▸ Aim
Give every line back verbatim, dropping all images.
[Begin Data block]
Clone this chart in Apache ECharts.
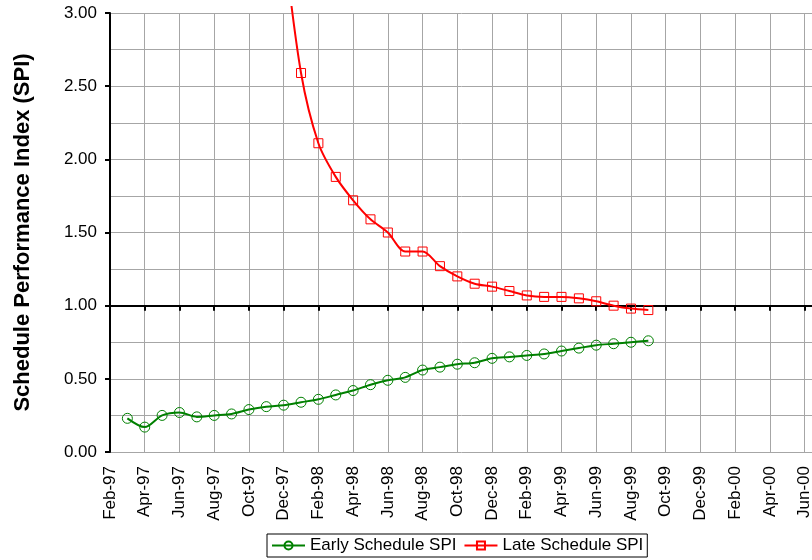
<!DOCTYPE html>
<html>
<head>
<meta charset="utf-8">
<script src="https://cdn.jsdelivr.net/npm/echarts@6/dist/echarts.min.js"></script>
<style>
html,body{margin:0;padding:0;background:#fff;}
#chart{width:812px;height:560px;}
</style>
</head>
<body>
<div id="chart"></div>
<script>
// Month categories (x axis)
var months = ['Feb-97','Mar-97','Apr-97','May-97','Jun-97','Jul-97','Aug-97','Sep-97','Oct-97','Nov-97','Dec-97',
  'Jan-98','Feb-98','Mar-98','Apr-98','May-98','Jun-98','Jul-98','Aug-98','Sep-98','Oct-98','Nov-98','Dec-98',
  'Jan-99','Feb-99','Mar-99','Apr-99','May-99','Jun-99','Jul-99','Aug-99','Sep-99','Oct-99','Nov-99','Dec-99',
  'Jan-00','Feb-00','Mar-00','Apr-00','May-00','Jun-00','Jul-00'];

// Early Schedule SPI (Mar-97 .. Sep-99)
var earlySPI = [null, 0.23, 0.17, 0.25, 0.27, 0.24, 0.25, 0.26, 0.29, 0.31, 0.32,
  0.34, 0.36, 0.39, 0.42, 0.46, 0.49, 0.51, 0.56, 0.58, 0.60, 0.61, 0.64,
  0.65, 0.66, 0.67, 0.69, 0.71, 0.73, 0.74, 0.75, 0.76];

// Late Schedule SPI (Dec-97 .. Sep-99)
var lateSPI = [null, null, null, null, null, null, null, null, null, null, 3.5,
  2.59, 2.11, 1.88, 1.72, 1.59, 1.50, 1.37, 1.37, 1.27, 1.20, 1.15, 1.13,
  1.10, 1.07, 1.06, 1.06, 1.05, 1.03, 1.00, 0.98, 0.97];

var seriesNames = ['Early Schedule SPI', 'Late Schedule SPI'];
var yTitle = 'Schedule Performance Index (SPI)';
var yMin = 0, yMax = 3, yStep = 0.5, yCross = 1.0;

var FONT = '"Liberation Sans", Arial, sans-serif';
var gridTop = 13, gridBottom = 108, H = 560;
var gridH = H - gridTop - gridBottom;
var crossOffset = -gridH * (yCross - yMin) / (yMax - yMin);

var chart = echarts.init(document.getElementById('chart'), null, {renderer: 'canvas'});
chart.setOption({
  animation: false,
  backgroundColor: '#fff',
  grid: {left: 110, right: -10, top: gridTop, bottom: gridBottom, containLabel: false, outerBoundsMode: 'none'},
  legend: {
    left: 267, top: 534,
    padding: [3, 4, 3, 4],
    borderColor: '#000', borderWidth: 1,
    itemWidth: 33, itemHeight: 10, itemGap: 7,
    textStyle: {fontFamily: FONT, fontSize: 17, color: '#000'},
    data: seriesNames
  },
  xAxis: [{
    type: 'category', data: months, boundaryGap: false, position: 'bottom',
    axisLine: {show: false}, axisTick: {show: false},
    axisLabel: {rotate: 90, interval: 1, margin: 14, fontFamily: FONT, fontSize: 17, color: '#000'},
    splitLine: {show: true, interval: 1, lineStyle: {color: '#a6a6a6', width: 1}}
  }, {
    type: 'category', data: months, boundaryGap: false, position: 'bottom', offset: crossOffset,
    axisLine: {show: true, lineStyle: {color: '#000', width: 2}},
    axisTick: {show: true, interval: 1, length: 5, lineStyle: {color: '#000', width: 2}},
    axisLabel: {show: false}, splitLine: {show: false}
  }],
  yAxis: {
    type: 'value', min: yMin, max: yMax, interval: yStep,
    name: yTitle, nameLocation: 'middle', nameGap: 76, nameRotate: 90,
    nameTextStyle: {fontFamily: FONT, fontSize: 22, fontWeight: 'bold', color: '#000'},
    axisLine: {show: true, lineStyle: {color: '#000', width: 2}},
    axisTick: {show: true, length: 5, lineStyle: {color: '#000', width: 2}},
    axisLabel: {margin: 13, fontFamily: FONT, fontSize: 17, color: '#000',
      formatter: function (v) { return v.toFixed(2); }},
    splitLine: {show: true, lineStyle: {color: '#a6a6a6', width: 1}},
    minorTick: {show: false, splitNumber: 2},
    minorSplitLine: {show: true, lineStyle: {color: '#a6a6a6', width: 1}}
  },
  graphic: [{type: 'rect', z: 100, shape: {x: 0, y: 0, width: 812, height: 6}, style: {fill: '#fff'}}],
  series: [{
    name: seriesNames[0], type: 'line', xAxisIndex: 0, data: earlySPI,
    smooth: 0.3, connectNulls: false,
    symbol: 'circle', symbolSize: 10,
    lineStyle: {color: '#008000', width: 2},
    itemStyle: {color: 'rgba(255,255,255,0)', borderColor: '#008000', borderWidth: 1}
  }, {
    name: seriesNames[1], type: 'line', xAxisIndex: 0, data: lateSPI,
    smooth: 0.3, clip: false,
    symbol: 'rect', symbolSize: 9,
    lineStyle: {color: '#ff0000', width: 2},
    itemStyle: {color: 'rgba(255,255,255,0)', borderColor: '#ff0000', borderWidth: 1}
  }]
});
</script>
</body>
</html>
[End Data block]
▸ Finished task
Clone this chart in Apache ECharts.
<!DOCTYPE html>
<html>
<head>
<meta charset="utf-8">
<script src="https://cdn.jsdelivr.net/npm/echarts@6/dist/echarts.min.js"></script>
<style>
html,body{margin:0;padding:0;background:#fff;}
#chart{width:812px;height:560px;}
</style>
</head>
<body>
<div id="chart"></div>
<script>
// Month categories (x axis)
var months = ['Feb-97','Mar-97','Apr-97','May-97','Jun-97','Jul-97','Aug-97','Sep-97','Oct-97','Nov-97','Dec-97',
  'Jan-98','Feb-98','Mar-98','Apr-98','May-98','Jun-98','Jul-98','Aug-98','Sep-98','Oct-98','Nov-98','Dec-98',
  'Jan-99','Feb-99','Mar-99','Apr-99','May-99','Jun-99','Jul-99','Aug-99','Sep-99','Oct-99','Nov-99','Dec-99',
  'Jan-00','Feb-00','Mar-00','Apr-00','May-00','Jun-00','Jul-00'];

// Early Schedule SPI (Mar-97 .. Sep-99)
var earlySPI = [null, 0.23, 0.17, 0.25, 0.27, 0.24, 0.25, 0.26, 0.29, 0.31, 0.32,
  0.34, 0.36, 0.39, 0.42, 0.46, 0.49, 0.51, 0.56, 0.58, 0.60, 0.61, 0.64,
  0.65, 0.66, 0.67, 0.69, 0.71, 0.73, 0.74, 0.75, 0.76];

// Late Schedule SPI (Dec-97 .. Sep-99)
var lateSPI = [null, null, null, null, null, null, null, null, null, null, 3.5,
  2.59, 2.11, 1.88, 1.72, 1.59, 1.50, 1.37, 1.37, 1.27, 1.20, 1.15, 1.13,
  1.10, 1.07, 1.06, 1.06, 1.05, 1.03, 1.00, 0.98, 0.97];

var seriesNames = ['Early Schedule SPI', 'Late Schedule SPI'];
var yTitle = 'Schedule Performance Index (SPI)';
var yMin = 0, yMax = 3, yStep = 0.5, yCross = 1.0;

var FONT = '"Liberation Sans", Arial, sans-serif';
var gridTop = 13, gridBottom = 108, H = 560;
var gridH = H - gridTop - gridBottom;
var crossOffset = -gridH * (yCross - yMin) / (yMax - yMin);

var chart = echarts.init(document.getElementById('chart'), null, {renderer: 'canvas'});
chart.setOption({
  animation: false,
  backgroundColor: '#fff',
  grid: {left: 110, right: -10, top: gridTop, bottom: gridBottom, containLabel: false, outerBoundsMode: 'none'},
  legend: {
    left: 267, top: 534,
    padding: [3, 4, 3, 4],
    borderColor: '#000', borderWidth: 1,
    itemWidth: 33, itemHeight: 10, itemGap: 7,
    textStyle: {fontFamily: FONT, fontSize: 17, color: '#000'},
    data: seriesNames
  },
  xAxis: [{
    type: 'category', data: months, boundaryGap: false, position: 'bottom',
    axisLine: {show: false}, axisTick: {show: false},
    axisLabel: {rotate: 90, interval: 1, margin: 14, fontFamily: FONT, fontSize: 17, color: '#000'},
    splitLine: {show: true, interval: 1, lineStyle: {color: '#a6a6a6', width: 1}}
  }, {
    type: 'category', data: months, boundaryGap: false, position: 'bottom', offset: crossOffset,
    axisLine: {show: true, lineStyle: {color: '#000', width: 2}},
    axisTick: {show: true, interval: 1, length: 5, lineStyle: {color: '#000', width: 2}},
    axisLabel: {show: false}, splitLine: {show: false}
  }],
  yAxis: {
    type: 'value', min: yMin, max: yMax, interval: yStep,
    name: yTitle, nameLocation: 'middle', nameGap: 76, nameRotate: 90,
    nameTextStyle: {fontFamily: FONT, fontSize: 22, fontWeight: 'bold', color: '#000'},
    axisLine: {show: true, lineStyle: {color: '#000', width: 2}},
    axisTick: {show: true, length: 5, lineStyle: {color: '#000', width: 2}},
    axisLabel: {margin: 13, fontFamily: FONT, fontSize: 17, color: '#000',
      formatter: function (v) { return v.toFixed(2); }},
    splitLine: {show: true, lineStyle: {color: '#a6a6a6', width: 1}},
    minorTick: {show: false, splitNumber: 2},
    minorSplitLine: {show: true, lineStyle: {color: '#a6a6a6', width: 1}}
  },
  graphic: [{type: 'rect', z: 100, shape: {x: 0, y: 0, width: 812, height: 6}, style: {fill: '#fff'}}],
  series: [{
    name: seriesNames[0], type: 'line', xAxisIndex: 0, data: earlySPI,
    smooth: 0.3, connectNulls: false,
    symbol: 'circle', symbolSize: 10,
    lineStyle: {color: '#008000', width: 2},
    itemStyle: {color: 'rgba(255,255,255,0)', borderColor: '#008000', borderWidth: 1}
  }, {
    name: seriesNames[1], type: 'line', xAxisIndex: 0, data: lateSPI,
    smooth: 0.3, clip: false,
    symbol: 'rect', symbolSize: 9,
    lineStyle: {color: '#ff0000', width: 2},
    itemStyle: {color: 'rgba(255,255,255,0)', borderColor: '#ff0000', borderWidth: 1}
  }]
});
</script>
</body>
</html>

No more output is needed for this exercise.